What Is an Economic Moat — The Real Reason Buffett and Munger Invest in Monopoly-Like Businesses
What Is an Economic Moat — The Real Reason Buffett and Munger Invest in Monopoly-Like Businesses
Warren Buffett once said: "The key to investing is not assessing how much an industry is going to change or how much it will grow, but rather determining the competitive advantage of any company and, above all, the durability of that advantage."
That single sentence distills decades of investment philosophy.
Most investors obsess over growth rates. How much did revenue increase? How big will the market get? But what Buffett and Munger emphasized for decades was something entirely different: the depth and width of a structure that competitors cannot penetrate — the economic moat.
The Essence of a Moat: Why "Impossible to Compete" Matters Most
An economic moat is not simply having a high market share.
Charlie Munger called certain businesses "toll bridges" — companies where customers have no real alternative. They have to pay to cross. Just as you must pay a toll to use a bridge, certain services force you to pay a specific company because there is no other option.
What Munger emphasized most was the "Lollapalooza Effect." Network effects, data advantages, and brand recognition are each powerful individually. When they compound together simultaneously, they create dominance that is nearly impossible to dispute.
Hand someone $100 billion and tell them to replace Coca-Cola. To topple Microsoft. They would likely fail. That is the power of a moat.
Monopoly, Duopoly, Oligopoly — The Spectrum of Competition
Understanding market structure precisely is essential for any investor.
| Structure | Definition | Example |
|---|---|---|
| Monopoly | A single player controlling ~100% of a market | ASML (EUV lithography) |
| Duopoly | Two players dominating a market | Visa/Mastercard, Boeing/Airbus |
| Oligopoly | A small number of players dominating | Major U.S. airlines |
The most valuable businesses are not necessarily the ones growing fastest right now. They are the ones positioned where competition cannot reach them, allowing them to compound for decades. We call this a wide moat.

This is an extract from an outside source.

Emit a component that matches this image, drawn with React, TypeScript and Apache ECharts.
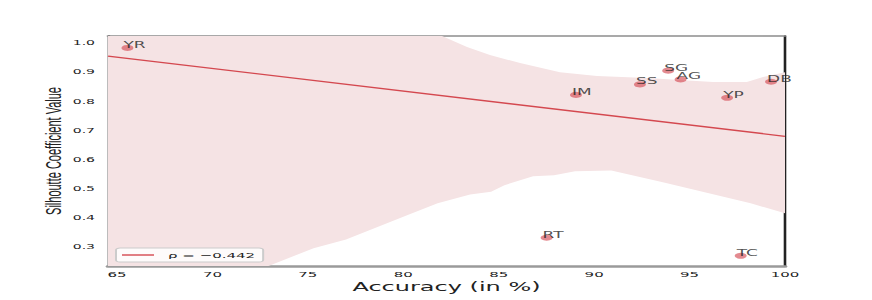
import React, { useEffect, useRef } from "react";
import * as echarts from "echarts";

// ---- data ----
const pointNames = ["YR", "RT", "IM", "SS", "SG", "AG", "YP", "TC", "DB"];
const accuracy = [65.55, 87.51, 89.05, 92.4, 93.88, 94.53, 96.97, 97.68, 99.27];
const silhouette = [0.983, 0.332, 0.822, 0.858, 0.905, 0.875, 0.812, 0.27, 0.867];

const fitX = [64.53, 100];
const fitY = [0.955, 0.68];

const bandUpperX = [64.53, 82.03, 83.34, 84.54, 86.12, 88.21, 90.15, 92.77, 96.23, 98.0, 98.85, 100];
const bandUpperY = [1.5, 1.024, 0.986, 0.959, 0.931, 0.9, 0.887, 0.88, 0.866, 0.866, 0.883, 0.9];
const bandLowerX = [64.53, 72.9, 75.3, 77.0, 80.3, 81.8, 83.5, 84.6, 85.3, 86.8, 87.9, 89.0, 90.9, 93.6, 98.2, 100];
const bandLowerY = [0.02, 0.234, 0.296, 0.326, 0.412, 0.45, 0.48, 0.49, 0.512, 0.543, 0.546, 0.56, 0.563, 0.522, 0.45, 0.416];

const xTicks = [65, 70, 75, 80, 85, 90, 95, 100];
const yTicks = [0.3, 0.4, 0.5, 0.6, 0.7, 0.8, 0.9, 1.0];

const legendLabel = "ρ = −0.442";
const xTitle = "Accuracy (in %)";
const yTitle = "Silhoutte Coefficient Value";

const X_MIN = 64.53;
const X_MAX = 100;
const Y_MIN = 0.235;
const Y_MAX = 1.024;

const FONT = "DejaVu Sans";

export default function App() {
  const ref = useRef<HTMLDivElement>(null);

  useEffect(() => {
    if (!ref.current) return;
    const chart = echarts.init(ref.current, undefined, { renderer: "svg" });

    const option: any = {
      animation: false,
      backgroundColor: "#ffffff",
      grid: { left: 54, right: 43.5, top: 36, bottom: 34, containLabel: false },
      legend: {
        data: [{ name: legendLabel, icon: "rect" }],
        left: 58,
        top: 248,
        orient: "horizontal",
        backgroundColor: "rgba(255,255,255,0.85)",
        borderColor: "#cccccc",
        borderWidth: 1,
        borderRadius: 2,
        padding: [3, 4, 3, 3],
        itemWidth: 16,
        itemHeight: 1.4,
        itemGap: 6,
        itemStyle: { color: "#d4484f" },
        textStyle: { fontFamily: FONT, fontSize: 7.5, color: "#222", padding: [0, 0, 0, 2] },
      },
      xAxis: [
        {
          type: "value",
          min: X_MIN,
          max: X_MAX,
          position: "bottom",
          name: xTitle,
          nameLocation: "middle",
          nameGap: 14.5,
          nameMoveOverlap: false,
          nameTextStyle: { fontFamily: FONT, fontSize: 12, color: "#222", lineHeight: 12 },
          axisLine: { show: true, lineStyle: { color: "#9a9a9a", width: 2.5 } },
          axisTick: { show: false, customValues: xTicks },
          splitLine: { show: false },
          axisLabel: {
            customValues: xTicks,
            fontFamily: FONT,
            fontSize: 7.5,
            color: "#222",
            margin: 4,
            formatter: (v: number) => String(Math.round(v)),
          },
        },
        {
          type: "value",
          min: X_MIN,
          max: X_MAX,
          position: "top",
          axisLine: { show: true, lineStyle: { color: "#8c8c8c", width: 1.5 } },
          axisTick: { show: false },
          axisLabel: { show: false },
          splitLine: { show: false },
        },
      ],
      yAxis: [
        {
          type: "value",
          min: Y_MIN,
          max: Y_MAX,
          position: "left",
          name: yTitle,
          nameLocation: "middle",
          nameGap: 22,
          nameMoveOverlap: false,
          nameRotate: 90,
          nameTextStyle: { fontFamily: "Liberation Sans", fontSize: 11, color: "#222" },
          axisLine: { show: true, lineStyle: { color: "#222", width: 1.3 } },
          axisTick: { show: false, customValues: yTicks },
          splitLine: { show: false },
          axisLabel: {
            customValues: yTicks,
            fontFamily: FONT,
            fontSize: 7,
            color: "#222",
            margin: 6.5,
            formatter: (v: number) => v.toFixed(1),
          },
        },
        {
          type: "value",
          min: Y_MIN,
          max: Y_MAX,
          position: "right",
          axisLine: { show: true, lineStyle: { color: "#222", width: 1.3 } },
          axisTick: { show: false },
          axisLabel: { show: false },
          splitLine: { show: false },
        },
      ],
      series: [
        {
          type: "custom",
          xAxisIndex: 0,
          yAxisIndex: 0,
          clip: true,
          z: 1,
          silent: true,
          data: [[fitX[0], fitY[0]]],
          renderItem: (_params: any, api: any) => {
            const pts: number[][] = [];
            for (let i = 0; i < bandUpperX.length; i++) {
              pts.push(api.coord([bandUpperX[i], bandUpperY[i]]));
            }
            for (let i = bandLowerX.length - 1; i >= 0; i--) {
              pts.push(api.coord([bandLowerX[i], bandLowerY[i]]));
            }
            return {
              type: "polygon",
              shape: { points: pts },
              style: { fill: "#f5e3e4", stroke: "none" },
            };
          },
        },
        {
          name: legendLabel,
          type: "line",
          xAxisIndex: 0,
          yAxisIndex: 0,
          z: 2,
          symbol: "none",
          showSymbol: false,
          data: fitX.map((x, i) => [x, fitY[i]]),
          lineStyle: { color: "#d4484f", width: 1.3 },
          itemStyle: { color: "#d4484f" },
        },
        {
          type: "scatter",
          xAxisIndex: 0,
          yAxisIndex: 0,
          z: 3,
          symbol: "circle",
          symbolSize: 6,
          data: accuracy.map((x, i) => [x, silhouette[i]]),
          itemStyle: { color: "rgba(214,82,92,0.85)" },
          label: {
            show: true,
            formatter: (p: any) => pointNames[p.dataIndex],
            position: [1, 4.5],
            align: "left",
            verticalAlign: "bottom",
            fontFamily: FONT,
            fontSize: 8.5,
            color: "#222",
          },
        },
      ],
    };

    chart.setOption(option);
    return () => chart.dispose();
  }, []);

  return (
    <div
      ref={ref}
      style={{
        position: "absolute",
        left: 0,
        top: 0,
        width: 436,
        height: 300,
        transform: "scaleX(2)",
        transformOrigin: "0 0",
      }}
    />
  );
}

History Proves It: Standard Oil
The most dramatic historical example of monopoly power is John D. Rockefeller's Standard Oil.
At its peak, it controlled approximately 90% of all oil refining capacity in the United States. They controlled the pipelines, dominated the railroads that moved the oil, and negotiated secret rebates with railroad companies that competitors could not access. It was a system designed to eliminate competition at every level of the supply chain.
In 1911, the Supreme Court ordered Standard Oil broken up into 39 separate entities. The fact that its descendants — Exxon Mobil, Chevron, BP — are still among the world's largest energy companies today demonstrates the lasting power that monopoly structures create.
Buying Wide-Moat Companies at the Right Price
Here is the core principle. When a wide-moat business becomes available at a price that offers a margin of safety, that is the exact moment we should be prepared for.
There is no investment mistake more common than buying a good company at the wrong price. The greatest story in the world becomes a bad investment if you overpay. That is the dividing line between speculation and investing.
When you view the market through an investor's lens rather than a lens of fear, a downturn looks entirely different. The moment a dominant company gets cheaper is not a crisis for the disciplined investor — it is an opportunity.
FAQ
Q: If a company has an economic moat, will its stock never fall? A: No. A moat protects a company's competitive position, but it does not prevent short-term stock price volatility. In fact, when a wide-moat company's stock drops, it can create a buying opportunity for long-term investors.
Q: Don't monopoly companies face the risk of being broken up by regulators? A: That history exists — Standard Oil is the prime example. However, modern monopoly-like companies are generally difficult to break up unless consumer harm is clearly demonstrable. Regulatory risk should always factor into your investment analysis.
Q: What is the simplest way to assess whether a company has a moat? A: Buffett's thought experiment is the most intuitive: "If someone gave you $100 billion, could you replicate this business?" If it feels impossible, there is likely a meaningful moat in place.